The Administration would like the press and public to believe all of this corruption and cronyism consists of isolated instances and one-offs. But I ask you:

Michael Brown. Scooter Libby. Bernard Kerik. Halliburton. Philip Cooney. David Safavian. Lurita Doan. Matteo Fontana. Sue Ellen Wooldridge. Steven Griles. Alberto Gonzales. FEMA. Iraq intelligence. Iraq reconstruction.

This Hall of Shame is no accident and these are not isolated incidences. It’s a pattern of political appointees who put partisan interests ahead of country – and were told to do so.

The good news is that this pattern of putting party first and country second has been brought into the light of day and can no longer be explained away as the product of errors or lapses in judgment by individuals. The implausible excuses are piling up, the explanations becoming harder and harder to believe and the truth more difficult to obscure. Americans now know that we are witnessing much more than just incompetent individuals at work. We are watching corruption in action.
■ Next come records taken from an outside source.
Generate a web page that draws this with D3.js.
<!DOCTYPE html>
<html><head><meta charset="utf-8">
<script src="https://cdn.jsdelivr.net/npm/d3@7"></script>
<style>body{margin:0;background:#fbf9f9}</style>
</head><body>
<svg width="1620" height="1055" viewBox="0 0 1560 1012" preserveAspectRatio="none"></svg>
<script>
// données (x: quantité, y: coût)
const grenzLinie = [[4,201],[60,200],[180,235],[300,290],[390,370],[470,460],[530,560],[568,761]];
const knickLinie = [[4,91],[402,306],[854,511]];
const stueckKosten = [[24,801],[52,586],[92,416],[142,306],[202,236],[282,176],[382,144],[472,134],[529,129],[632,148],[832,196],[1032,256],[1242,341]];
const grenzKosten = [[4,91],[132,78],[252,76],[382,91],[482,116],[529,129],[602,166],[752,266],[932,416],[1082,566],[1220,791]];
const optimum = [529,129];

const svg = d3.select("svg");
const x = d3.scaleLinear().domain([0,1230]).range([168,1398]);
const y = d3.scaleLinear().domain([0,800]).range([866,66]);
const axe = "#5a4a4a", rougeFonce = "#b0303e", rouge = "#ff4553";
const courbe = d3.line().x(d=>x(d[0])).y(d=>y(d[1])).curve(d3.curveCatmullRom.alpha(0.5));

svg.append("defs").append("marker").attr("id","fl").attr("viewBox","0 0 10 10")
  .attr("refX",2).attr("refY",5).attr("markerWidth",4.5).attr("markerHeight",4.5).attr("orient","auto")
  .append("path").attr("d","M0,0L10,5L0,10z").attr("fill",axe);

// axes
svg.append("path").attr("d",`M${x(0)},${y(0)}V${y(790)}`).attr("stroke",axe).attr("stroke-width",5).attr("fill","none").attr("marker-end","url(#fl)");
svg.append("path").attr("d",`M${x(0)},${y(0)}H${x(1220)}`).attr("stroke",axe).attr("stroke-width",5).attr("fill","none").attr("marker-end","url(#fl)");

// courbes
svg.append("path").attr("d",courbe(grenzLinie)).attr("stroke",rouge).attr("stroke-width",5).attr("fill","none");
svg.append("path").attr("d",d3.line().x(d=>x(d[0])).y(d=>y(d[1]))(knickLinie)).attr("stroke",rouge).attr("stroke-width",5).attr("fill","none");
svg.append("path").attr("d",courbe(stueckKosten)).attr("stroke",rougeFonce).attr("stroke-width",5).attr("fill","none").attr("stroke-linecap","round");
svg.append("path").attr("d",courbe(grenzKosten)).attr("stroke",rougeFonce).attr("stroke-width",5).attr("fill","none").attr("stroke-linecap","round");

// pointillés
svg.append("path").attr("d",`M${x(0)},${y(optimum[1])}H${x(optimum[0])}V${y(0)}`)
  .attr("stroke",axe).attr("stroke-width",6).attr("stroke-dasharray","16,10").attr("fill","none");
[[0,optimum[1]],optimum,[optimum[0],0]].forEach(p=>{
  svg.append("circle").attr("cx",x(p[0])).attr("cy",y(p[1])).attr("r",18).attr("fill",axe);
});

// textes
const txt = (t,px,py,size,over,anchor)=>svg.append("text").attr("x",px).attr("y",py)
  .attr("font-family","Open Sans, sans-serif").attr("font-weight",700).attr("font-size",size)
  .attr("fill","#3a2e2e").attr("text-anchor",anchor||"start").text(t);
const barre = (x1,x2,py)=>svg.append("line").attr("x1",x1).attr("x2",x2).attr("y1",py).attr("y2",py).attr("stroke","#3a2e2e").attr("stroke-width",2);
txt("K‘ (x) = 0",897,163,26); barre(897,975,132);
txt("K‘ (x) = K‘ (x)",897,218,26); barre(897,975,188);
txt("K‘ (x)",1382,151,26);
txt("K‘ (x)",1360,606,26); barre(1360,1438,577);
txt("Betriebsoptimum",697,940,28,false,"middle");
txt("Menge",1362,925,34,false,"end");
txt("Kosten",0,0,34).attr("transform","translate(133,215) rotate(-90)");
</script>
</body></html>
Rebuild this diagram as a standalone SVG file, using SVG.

This corruption might have continued unchecked, except for the last election – which brought a Democratic majority to Congress with subpoena power and a real seriousness about oversight and accountability. This Administration, and a complicit Congress, thought that the American people didn’t care about the rampant corruption infecting their national government.

Many in Washington dismissed Democratic efforts to make corruption an issue in the 2006 elections. But voters across the country rendered a different verdict than official Washington. And now we Democrats are accountable for fixing the problems we inherited.

I’m proud that the Democratic-led House and Senate have passed the most sweeping ethics reforms since the Watergate era. It was the first step toward ending the culture of corruption and cleaning up Washington. But we have more work to do.

First, we must pass comprehensive lobbying reform legislation. The Senate has already taken action and the House is scheduled to vote on this bill before the Memorial Day Recess.

Next, we must extend lobbying and ethics reform to the executive branch by passing the Executive Branch Reform Act of 2007, a bill co-authored by Congressmen Henry Waxman and Tom Davis that I am proud to co-sponsor.

Finally, we must continue aggressive oversight efforts in Congress and hold government agencies accountable.

While we pursue these ideas – and others – to get politics and policy back into balance, ultimately we need leaders who see public service as a calling and not a profit center for themselves or their political allies. A Congress that takes its oversight responsibilities seriously is our best antidote to the unprecedented politicizing of government. Furthermore, the media must also continue to shine a bright light on government and keep our leaders honest and accountable. That vigorous oversight ought to extend to the next Administration, whether Democratic or Republican and Congress.

The saddest legacy of the Bush Administration’s six-year trail of cronyism and corruption is that it contributes to the public’s already cynical view of government. This makes it even more difficult for those of us who believe that the purpose of government is to secure a better future for our country and all of its people. Repairing this sorry legacy is the first challenge our next President will face.